You’ve seen it before. A guy who only “trains” like he would fight. I used to be that guy after I left the Corps (Honorable, infantry for those interested). In a way, it’s easier to simply go take a carbine/handgun “tactical” class than it is to decipher UPSA/IDPA rules, match times, and more importantly to find a match local to you and to set aside the hours needed in order to attend a match and shoot for seconds.
There’s a lot of pluses to “tactical” training classes.
- You start off from zero. With a competent instructor, so long as you’re safe, you will learn.
- It’s a much better use of eight hours with regards to learning purposes. You will be shooting or learning in some form for eight hours a day, roughly.
- Although gun gamers deride “Tactical Timmys,” there’s something to be said for learning how to draw your weapon from concealment, use a white light for target ID properly (safely), and to how to shoot and move. Though we live in a fairly safe nation, being ready for home defense is a good thing
- You get to shake out your gear, see what works, and benefit from having an instructor there to guide you. Roughly akin to going to college as opposed to trying to self educate.
- Plateaus. Folks hit a certain plateau and stay there. I’ve been to my fair share of “tactical carbine” classes and I’ve learned at least three different versions of where to place my legs when shooting from barricades. I didn’t really get better at doing this. The carbine classes where I got better involved being held accountable for times on drills and accuracy. In other words, if your instructor isn’t sporting something like this, you may be attending a “bro fest” or “entertrainment” (hat tip to Mr Vickers for coining that term) where you won’t progress as a shooter. If you’re not improving over the years, you might be wasting your time and ammo.
- Stagnation. Seems similar to “plateaus” but if you see the same guy only attending “tactical” classes for literally years, it’s a safe bet he can scan and assess like a mofo’ while wearing his carefully chosen multicam but won’t be placing well in an environment where the drills are “stages” designed by someone else, and his peers or competitors are shooting these stages with a wide variety of weapons types, concealment (or not) gear, and sights. My first USPSA match was bewildering. There was no set way to do anything. I had to think, I had to try different things in order to succeed (not that well either, but I’m still learning this whole “competition” thing). It may be time to try something different when you see the same circle of people doing the same thing for literally years.

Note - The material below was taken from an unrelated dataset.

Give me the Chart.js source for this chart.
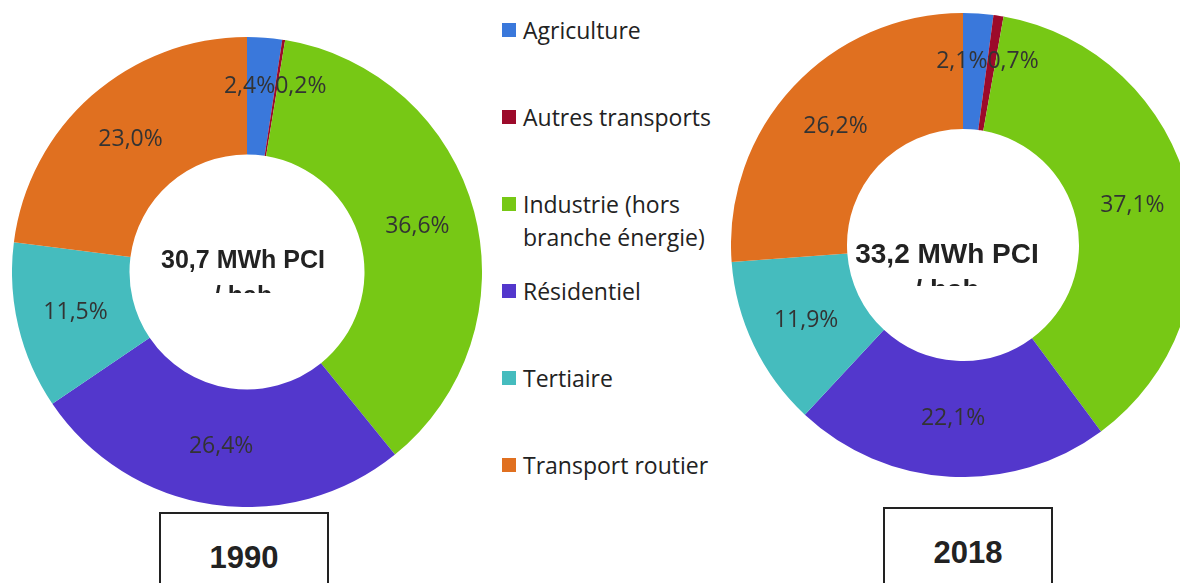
<!DOCTYPE html>
<html>
<head>
<meta charset="utf-8">
<script src="https://cdn.jsdelivr.net/npm/chart.js@4"></script>
<style>
  html, body { margin: 0; padding: 0; background: #fff; }
  body { width: 1180px; height: 583px; position: relative; overflow: hidden; }
  .wrap { position: absolute; }
  #legend { position: absolute; left: 502px; top: 0; font-family: "Open Sans", sans-serif; font-size: 23px; color: #222; }
  .item { position: absolute; left: 0; width: 260px; line-height: 33px; white-space: nowrap; }
  .item .sq { position: absolute; left: 0; top: 9px; width: 14px; height: 14px; }
  .item .txt { position: absolute; left: 21px; top: 0; }
  .year { position: absolute; border: 2px solid #222; border-bottom: none; height: 90px;
          font-family: "Liberation Sans", Arial, sans-serif; font-weight: bold; font-size: 31px;
          color: #222; text-align: center; box-sizing: border-box; }
</style>
</head>
<body>
<div class="wrap" style="left:12px;top:37px;width:470px;height:470px"><canvas id="c1990"></canvas></div>
<div class="wrap" style="left:731px;top:13px;width:464px;height:464px"><canvas id="c2018"></canvas></div>
<div id="legend"></div>
<div class="year" style="left:159px;top:512px;width:170px;padding-top:26px">1990</div>
<div class="year" style="left:883px;top:507px;width:170px;padding-top:26px">2018</div>
<script>
const categories = ["Agriculture", "Autres transports", "Industrie (hors\nbranche énergie)", "Résidentiel", "Tertiaire", "Transport routier"];
const colors = ["#3A78DB", "#9C0A2A", "#77C815", "#5337CC", "#45BCBE", "#E07020"];
const values1990 = [2.4, 0.2, 36.6, 26.4, 11.5, 23.0];
const values2018 = [2.1, 0.7, 37.1, 22.1, 11.9, 26.2];
const total1990 = "30,7 MWh PCI";
const total2018 = "33,2 MWh PCI";

// legend
const legend = document.getElementById("legend");
categories.forEach((c, i) => {
    const d = document.createElement("div");
    d.className = "item";
    d.style.top = (30 + 87 * i - 16.5) + "px";
    d.innerHTML = '<span class="sq" style="background:' + colors[i] + '"></span><span class="txt">' +
        c.replace("\n", "<br>") + "</span>";
    legend.appendChild(d);
});

const fmt = v => v.toFixed(1).replace(".", ",") + "%";

const labelPlugin = {
    id: "labels",
    afterDatasetsDraw(chart) {
        const ctx = chart.ctx;
        const arcs = chart.getDatasetMeta(0).data;
        const vals = chart.data.datasets[0].data;
        ctx.save();
        ctx.font = "23px 'Open Sans'";
        ctx.fillStyle = "#333";
        ctx.textBaseline = "middle";
        arcs.forEach((arc, i) => {
            const v = vals[i];
            let x, y, align = "center";
            if (v < 3 && i + 1 < vals.length && vals[i + 1] < 3) {
                const r = arc.outerRadius * 0.8;
                x = arc.x + r * Math.cos(arc.endAngle);
                y = arc.y + r * Math.sin(arc.endAngle);
                align = "right";
            } else if (v < 3 && i > 0 && vals[i - 1] < 3) {
                const r = arc.outerRadius * 0.8;
                x = arc.x + r * Math.cos(arc.startAngle);
                y = arc.y + r * Math.sin(arc.startAngle);
                align = "left";
            } else {
                const p = arc.getCenterPoint();
                x = p.x; y = p.y;
            }
            ctx.textAlign = align;
            ctx.fillText(fmt(v), x, y);
        });
        ctx.restore();
    }
};

const centerPlugin = {
    id: "centerText",
    afterDraw(chart, args, opts) {
        const ctx = chart.ctx;
        const arc = chart.getDatasetMeta(0).data[0];
        const cx = arc.x + opts.dx, cy = arc.y;
        ctx.save();
        ctx.beginPath();
        ctx.rect(cx - 150, cy - 60, 300, 60 + opts.clip);
        ctx.clip();
        ctx.font = "bold " + opts.size + "px 'Liberation Sans'";
        ctx.fillStyle = "#222";
        ctx.textAlign = "center";
        ctx.textBaseline = "alphabetic";
        ctx.fillText(opts.text, cx, cy + opts.base);
        ctx.fillText("/ hab", cx, cy + opts.base + opts.gap);
        ctx.restore();
    }
};

function makeDonut(id, values, text, size, dx, base, gap, clip) {
    new Chart(document.getElementById(id), {
        type: "doughnut",
        data: {
            labels: categories,
            datasets: [{
                data: values,
                backgroundColor: colors,
                borderWidth: 0,
            }],
        },
        options: {
            responsive: true,
            maintainAspectRatio: false,
            animation: false,
            cutout: "50%",
            layout: { padding: 0 },
            plugins: {
                legend: { display: false },
                tooltip: { enabled: false },
                centerText: { text: text, size: size, dx: dx, base: base, gap: gap, clip: clip },
            },
        },
        plugins: [labelPlugin, centerPlugin],
    });
}

makeDonut("c1990", values1990, total1990, 25, -4, -4, 36, 21);
makeDonut("c2018", values2018, total2018, 28, -16, 18, 36, 41);
</script>
</body>
</html>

- Jeff Cooper honed his pistol skills in competitive matches in California after he saw combat.
- Combat veteran Ernest Langdon bought a Sig P220 and used it to make history against very expensive 1911s, being the first person to win IDPA Nationals in the Custom Defensive Pistol division with a double/single-action pistol (SIG P220). He also has a habit of winning 3 gun matches.
- Personal friend and stellar carbine trainer Jack Leuba knows a thing or two about combat. That doesn’t keep him from getting out there and competing with a carbine and a pistol. This year, he did something crazy and competed in a carbine match with a 7.62 AR. The only person who beat him (in the complete match, using a much easier to shoot AR15 no less) was Jerry Barnhart. Match results here. Folks, that is beyond amazing shooting.
So, if you want to progress as a shooter…don’t get hung up on being tactical. It’s OK to have fun shooting. It really is. I know that serious folks like serious training but I’m the self deprecating type so I’ll go out and get my ass kicked at USPSA. I’ll follow that up with another Pat Rogers class. Why another tactical class? Because I go to where the great instructors are. I’ll happily admit that the tactical and competitive shooting worlds can overlap. Also….Pat Rogers classes are fun. Some of the students are serious people doing serious training but the instructor (Pat) somehow makes being professional yet humorous and positive a better way of learning how to be a better tactical shooter.
One real world example is the infamous “Rangetime with Cory and Ericka” debacle. Cliffnotes: Cory and his wife Ericka had a nice little business providing “tactical” style training with pistols and carbines. Cory lied and said he was an 11B (Army infantry rifleman). He was disproven of this very publicly (never made it through Basic). Now both of their names are mud and rightly so. Imagine if Cory had withstood the allure of camouflage, being tactical, and so on; perhaps focused on say…..shooting. He might be in a very different place today as say, a 3-gun or pistol champion with no pretensions and no lies to his name.